With Australia Post’s revenue from letters continuing to plunge, falling 10 per cent to $1.1 billion for the second half of 2018, ecommerce is increasingly important for the post office as well as small businesses.

Annette Carey, Australia Post’s executive general manager for for international services, said exports from Australian businesses are “absolutely critical” to Australia Post.

“You have domestic ecommerce and Australia Post has a really strong network,” she said. “We are using that internationally as a hook with our Australia Post Global business and strategy to integrate into our Australia Post Global platform to offer us the best lines in China.”

The G20 leaders in Brisbane in 2014.
The G20 leaders in Brisbane in 2014. CREDIT:AP

Ms Holgate said while the China Australia Free Trade Agreement is “very important” it doesn’t assist small businesses with the restrictions going through China’s ports.

“Health products, food products trust me you cannot get those products simply into the retail market,” Ms Holgate said. “To sell into the retail market often they say you have to test your product on animals. There is a fantastic opportunity in the retail market but the biggest opportunity is through the free trade zones.”

Ms Holgate warned small businesses not to discount their products.

“Do not fall in a trap to the wonderful Chinese distributor who wants to invest in your business because he is just going to buy your stock and discount it,” she said. “You fall into a world of pain. Don’t make the same mistakes some of us have already done. Keep your price at a premium.”

Ms Holgate recommended small businesses engage Chinese university students studying in Australia.

“You don’t have to spend a fortune on consultants,” she said. “We are small and medium businesses, we have to use our cash carefully. Just go down to the local university and you will find fantastic young people with all the skills and knowledge.
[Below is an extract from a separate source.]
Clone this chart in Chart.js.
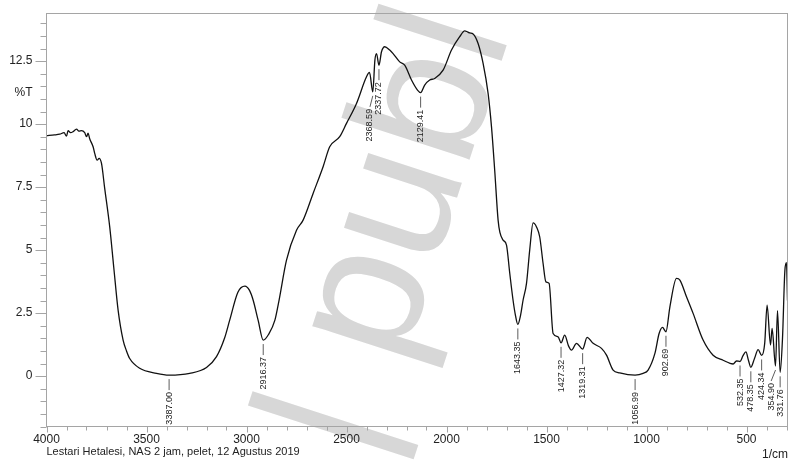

Don’t waste your money on marketing agencies get yourself some students who know how to use WeChat.”

She also plugged Australia Post’s joint venture with China Post as a simple way to export to China.

“We are the only company in Australia that has a joint venture with the Chinese government,” she said. “We now have customs inside the warehouses and the ports. This is a significant benefit to anyone trying to bring product into the country.”

Lessons from Blackmores

Ms Holgate recommended businesses look to poach staff from Austrade and said when she was at Blackmores she recruited the head of Austrade for China.

“Steal from Austrade and EFIC [Export Finance and Insurance Corporation] and your business will go a long way,” she said. “These organisations are full of very good people.”

Ms Holgate established Blackmores as a wholly owned foreign entity (‘WOFE’) to enter China, a structure she descried as “worth the pain”.

“My honest view was you have to persevere and stay there and keep investing in the challenging times as well as the good times.” Christine Holgate

“I personally am not into big joint ventures, not in life or business, it is hard enough being married to someone,” she said. “Imagine how hard it is having a JV in a foreign country. Going the WOFE route is the route to go.”

Ms Holgate also touched on the challenges Blackmores faced when in 2016 the Chinese government tightened restrictions on health and food products, including the company’s infant formula, with little warning or notice.

“That was an interesting moment in time,” she said. “My honest view was you have to persevere and stay there and keep investing in the challenging times as well as the good times.”

Diversification is important Ms Holgate said.

“Don’t put all your eggs in the China basket,” she said. “I just think it is a huge opportunity, it does take huge perseverance.”